The Recovery Journal Tool
The family and friends who gather in the ICU find themselves playing a difficult dual role. First, they are the primary caregivers to the patient. The medical professionals can take care of the body well enough, but it is the responsibility of family and friends to nurture the spirit of the brain trauma patient.

Unfortunately, these people also have to play the role of communicator to loved ones far away. The people in the ICU take in all of the information they can from the medical team and from their own obervations of the patient. Loved ones who cannot make it to the ICU are desperate to hear this information, and they need to hear it from family members that they trust. ("Ok, so that's what the doctor said. But how do you think he looks?") Family members in the ICU therefore often find themselves spending much of the day on the phone, repeating good news or bad news over and over. This, naturally, tends to amplify both the emotional highs and the emotional lows that the family feels. This roller coaster often becomes too much, and families will withdraw from the phones, leaving loved ones far away feeling abandoned and scared. They stop calling, which in turn leaves the people in the ICU feeling alone and abandoned by the people far away.

The Online Recovery Journal can resolve the challenge of this dual role. The family members in the ICU can send out information (including their own perspectives) to loved ones far away. Those people far away therefore feel included in the crisis, and they are free to send informed and relevant messages of support to the family members in the ICU. Their thirst for information satisfied, they can focus their efforts on nurturing those primary caregivers. This dynamic can transform the ICU experience for everyone involved.

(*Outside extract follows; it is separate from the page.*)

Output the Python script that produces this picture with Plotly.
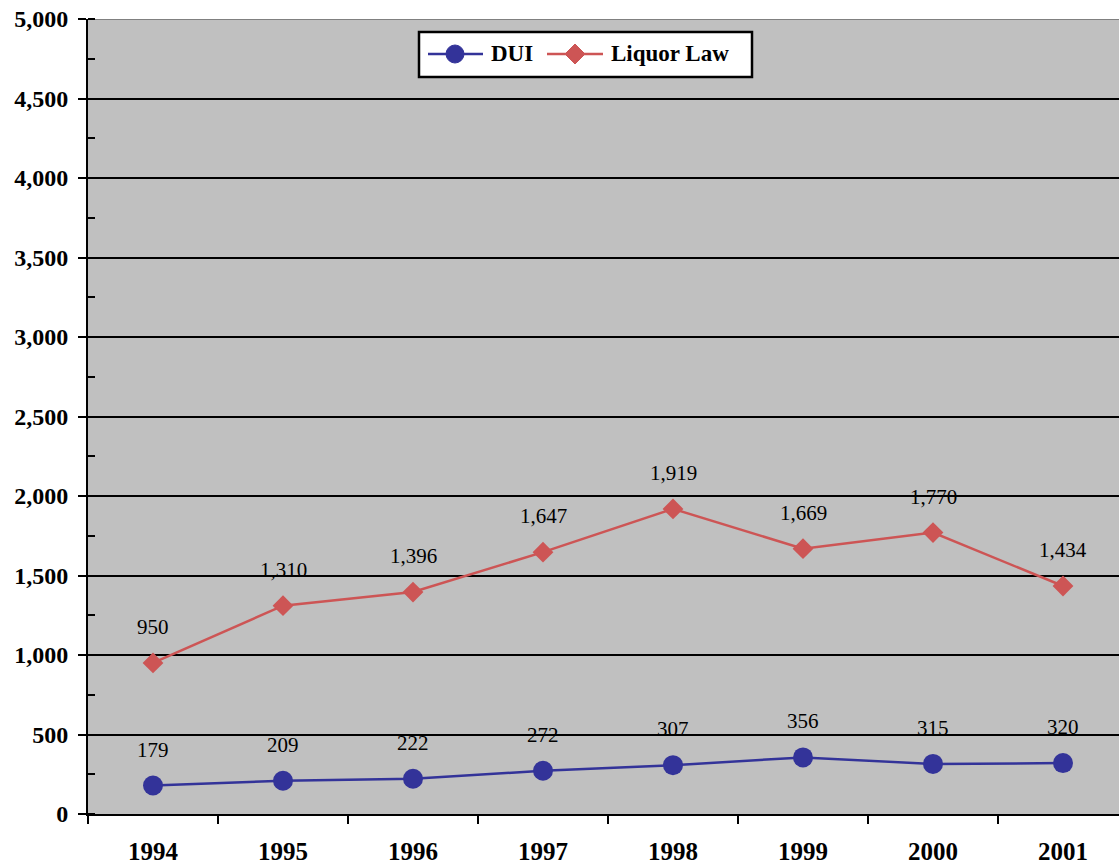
import plotly.graph_objects as go

# Arrest counts by year
years = ["1994", "1995", "1996", "1997", "1998", "1999", "2000", "2001"]
dui = [179, 209, 222, 272, 307, 356, 315, 320]
liquor_law = [950, 1310, 1396, 1647, 1919, 1669, 1770, 1434]

DUI_COLOR = "#333399"
LIQ_COLOR = "#CD5555"
SERIF = "Liberation Serif, Times New Roman, serif"

# plot-area geometry in pixels (used to place the legend box)
W, H = 1119, 867
L, T, B = 88, 19, 53
PW, PH = W - L, H - T - B


def px(x):
    return (x - L) / PW


def py(y):
    return (H - B - y) / PH


idx = list(range(len(years)))

fig = go.Figure()
fig.add_trace(go.Scatter(
    x=idx, y=dui, name="DUI", mode="lines+markers",
    line=dict(color=DUI_COLOR, width=2.5),
    marker=dict(symbol="circle", size=20, color=DUI_COLOR),
    showlegend=False,
))
fig.add_trace(go.Scatter(
    x=idx, y=liquor_law, name="Liquor Law", mode="lines+markers",
    line=dict(color=LIQ_COLOR, width=2.5),
    marker=dict(symbol="diamond", size=16, color=LIQ_COLOR),
    showlegend=False,
))

# Value labels above every point
annotations = []
for series in (dui, liquor_law):
    for i, v in zip(idx, series):
        annotations.append(dict(
            x=i, y=v, xref="x", yref="y", text=f"{v:,}",
            showarrow=False, yshift=36,
            font=dict(family=SERIF, size=21, color="black"),
        ))

shapes = [
    # grey plot-area border along the top
    dict(type="line", xref="paper", yref="y", x0=0, x1=1, y0=5000, y1=5000,
         line=dict(color="#808080", width=2), layer="above"),
    # inner half of the top major tick
    dict(type="line", xref="paper", yref="y", x0=0, x1=7 / PW, y0=5000, y1=5000,
         line=dict(color="black", width=2), layer="above"),
]

# Legend box
legend_font = dict(family=SERIF, size=23, color="black", weight="bold")
shapes.append(dict(type="rect", xref="paper", yref="paper",
                   x0=px(419), x1=px(752), y0=py(77), y1=py(32),
                   fillcolor="white", line=dict(color="black", width=2.5),
                   layer="above"))
ly = py(54)
# DUI entry
shapes.append(dict(type="line", xref="paper", yref="paper",
                   x0=px(428), x1=px(483), y0=ly, y1=ly,
                   line=dict(color=DUI_COLOR, width=2.5), layer="above"))
shapes.append(dict(type="circle", xref="paper", yref="paper",
                   xsizemode="pixel", ysizemode="pixel",
                   xanchor=px(455), yanchor=ly,
                   x0=-9, x1=9, y0=-9, y1=9,
                   fillcolor=DUI_COLOR, line=dict(color=DUI_COLOR, width=1),
                   layer="above"))
annotations.append(dict(x=px(489), y=ly, xref="paper", yref="paper",
                        xanchor="left", yanchor="middle", text="DUI",
                        showarrow=False, font=legend_font))
# Liquor Law entry
shapes.append(dict(type="line", xref="paper", yref="paper",
                   x0=px(547), x1=px(603), y0=ly, y1=ly,
                   line=dict(color=LIQ_COLOR, width=2.5), layer="above"))
shapes.append(dict(type="path", xref="paper", yref="paper",
                   xsizemode="pixel", ysizemode="pixel",
                   xanchor=px(575), yanchor=ly,
                   path="M -10 0 L 0 10 L 10 0 L 0 -10 Z",
                   fillcolor=LIQ_COLOR, line=dict(color=LIQ_COLOR, width=1),
                   layer="above"))
annotations.append(dict(x=px(609), y=ly, xref="paper", yref="paper",
                        xanchor="left", yanchor="middle", text="Liquor Law",
                        showarrow=False, font=legend_font))

fig.update_layout(
    width=W, height=H,
    margin=dict(l=L, r=0, t=T, b=B),
    paper_bgcolor="white",
    plot_bgcolor="#C0C0C0",
    showlegend=False,
    annotations=annotations,
    shapes=shapes,
)

fig.update_xaxes(
    range=[-0.5, -0.5 + PW / 130],
    tickvals=idx, ticktext=years, ticks="",
    minor=dict(tickvals=[i - 0.5 for i in idx] + [len(idx) - 0.5],
               ticks="outside", ticklen=8, tickwidth=2, tickcolor="black",
               showgrid=False),
    showline=True, linecolor="black", linewidth=2,
    showgrid=False, zeroline=False,
    ticklabelstandoff=14,
    automargin=False,
    tickfont=dict(family=SERIF, size=25, color="black", weight="bold"),
)

fig.update_yaxes(
    range=[0, 5000], dtick=500, tickformat=",d",
    ticks="outside", ticklen=8, tickwidth=2, tickcolor="black",
    minor=dict(dtick=250, ticks="inside", ticklen=7, tickwidth=2,
               tickcolor="black", showgrid=False),
    showline=True, linecolor="black", linewidth=2,
    showgrid=True, gridcolor="black", gridwidth=2,
    zeroline=False,
    ticklabelstandoff=5,
    automargin=False,
    tickfont=dict(family=SERIF, size=24, color="black", weight="bold"),
)

fig.write_html("out.html")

The Online Recovery Journal will allow a family member or friend of a patient to create a webpage dedicated to that patient. That family member will be given a username and password, which they will use to log onto the site. Once they have logged on, this family member will become the "administrator" for this patient's site -- only the person with this username and password will be allowed to post updates about the patient's condition. We will provide this administrator with recommendations for how to make their journal the most valuable -- e.g. make updates on a regular basis.

Readers will be able to log onto our site and search for their loved one's Recovery Journal. They will be able to read the entire journal, including the most recent updates. Readers will be able to post messages to a message board (where all other readers may see them), and send private messages to only the administrator.

Both readers and administrators will have access to the informational resources described above.